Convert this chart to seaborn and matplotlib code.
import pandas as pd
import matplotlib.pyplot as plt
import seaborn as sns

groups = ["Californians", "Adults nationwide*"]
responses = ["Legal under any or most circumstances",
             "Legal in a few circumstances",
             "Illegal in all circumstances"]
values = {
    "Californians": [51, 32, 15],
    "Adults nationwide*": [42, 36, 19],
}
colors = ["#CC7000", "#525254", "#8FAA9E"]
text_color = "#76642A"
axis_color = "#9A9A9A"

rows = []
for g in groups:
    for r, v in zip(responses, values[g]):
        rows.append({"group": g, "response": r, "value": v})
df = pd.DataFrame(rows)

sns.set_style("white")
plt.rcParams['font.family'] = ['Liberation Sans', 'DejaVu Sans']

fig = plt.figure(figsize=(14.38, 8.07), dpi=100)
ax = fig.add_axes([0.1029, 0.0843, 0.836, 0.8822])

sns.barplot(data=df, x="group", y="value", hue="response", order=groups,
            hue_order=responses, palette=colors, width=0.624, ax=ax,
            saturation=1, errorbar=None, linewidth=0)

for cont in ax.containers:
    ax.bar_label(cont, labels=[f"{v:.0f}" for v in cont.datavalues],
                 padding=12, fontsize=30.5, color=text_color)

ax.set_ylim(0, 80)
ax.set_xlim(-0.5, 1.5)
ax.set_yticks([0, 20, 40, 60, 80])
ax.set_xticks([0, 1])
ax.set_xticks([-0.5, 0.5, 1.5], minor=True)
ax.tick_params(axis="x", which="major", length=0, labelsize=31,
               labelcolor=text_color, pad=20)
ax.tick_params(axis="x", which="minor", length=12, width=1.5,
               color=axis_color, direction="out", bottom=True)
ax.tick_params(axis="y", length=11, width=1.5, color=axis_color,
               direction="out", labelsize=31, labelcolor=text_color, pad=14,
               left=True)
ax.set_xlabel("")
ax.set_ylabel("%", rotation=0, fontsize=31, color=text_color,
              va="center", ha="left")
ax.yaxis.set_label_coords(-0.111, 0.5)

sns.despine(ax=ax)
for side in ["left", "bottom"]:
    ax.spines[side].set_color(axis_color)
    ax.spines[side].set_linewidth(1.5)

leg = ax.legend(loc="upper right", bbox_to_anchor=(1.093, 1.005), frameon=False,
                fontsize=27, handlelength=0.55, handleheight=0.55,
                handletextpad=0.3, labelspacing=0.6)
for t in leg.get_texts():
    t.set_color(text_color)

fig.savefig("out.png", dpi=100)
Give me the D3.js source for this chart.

Task details | Print again each line of the listing above, exactly as it appears.

Solution to the problem |
Convert this chart to seaborn and matplotlib code.
import pandas as pd
import matplotlib.pyplot as plt
import seaborn as sns

groups = ["Californians", "Adults nationwide*"]
responses = ["Legal under any or most circumstances",
             "Legal in a few circumstances",
             "Illegal in all circumstances"]
values = {
    "Californians": [51, 32, 15],
    "Adults nationwide*": [42, 36, 19],
}
colors = ["#CC7000", "#525254", "#8FAA9E"]
text_color = "#76642A"
axis_color = "#9A9A9A"

rows = []
for g in groups:
    for r, v in zip(responses, values[g]):
        rows.append({"group": g, "response": r, "value": v})
df = pd.DataFrame(rows)

sns.set_style("white")
plt.rcParams['font.family'] = ['Liberation Sans', 'DejaVu Sans']

fig = plt.figure(figsize=(14.38, 8.07), dpi=100)
ax = fig.add_axes([0.1029, 0.0843, 0.836, 0.8822])

sns.barplot(data=df, x="group", y="value", hue="response", order=groups,
            hue_order=responses, palette=colors, width=0.624, ax=ax,
            saturation=1, errorbar=None, linewidth=0)

for cont in ax.containers:
    ax.bar_label(cont, labels=[f"{v:.0f}" for v in cont.datavalues],
                 padding=12, fontsize=30.5, color=text_color)

ax.set_ylim(0, 80)
ax.set_xlim(-0.5, 1.5)
ax.set_yticks([0, 20, 40, 60, 80])
ax.set_xticks([0, 1])
ax.set_xticks([-0.5, 0.5, 1.5], minor=True)
ax.tick_params(axis="x", which="major", length=0, labelsize=31,
               labelcolor=text_color, pad=20)
ax.tick_params(axis="x", which="minor", length=12, width=1.5,
               color=axis_color, direction="out", bottom=True)
ax.tick_params(axis="y", length=11, width=1.5, color=axis_color,
               direction="out", labelsize=31, labelcolor=text_color, pad=14,
               left=True)
ax.set_xlabel("")
ax.set_ylabel("%", rotation=0, fontsize=31, color=text_color,
              va="center", ha="left")
ax.yaxis.set_label_coords(-0.111, 0.5)

sns.despine(ax=ax)
for side in ["left", "bottom"]:
    ax.spines[side].set_color(axis_color)
    ax.spines[side].set_linewidth(1.5)

leg = ax.legend(loc="upper right", bbox_to_anchor=(1.093, 1.005), frameon=False,
                fontsize=27, handlelength=0.55, handleheight=0.55,
                handletextpad=0.3, labelspacing=0.6)
for t in leg.get_texts():
    t.set_color(text_color)

fig.savefig("out.png", dpi=100)
Give me the D3.js source for this chart.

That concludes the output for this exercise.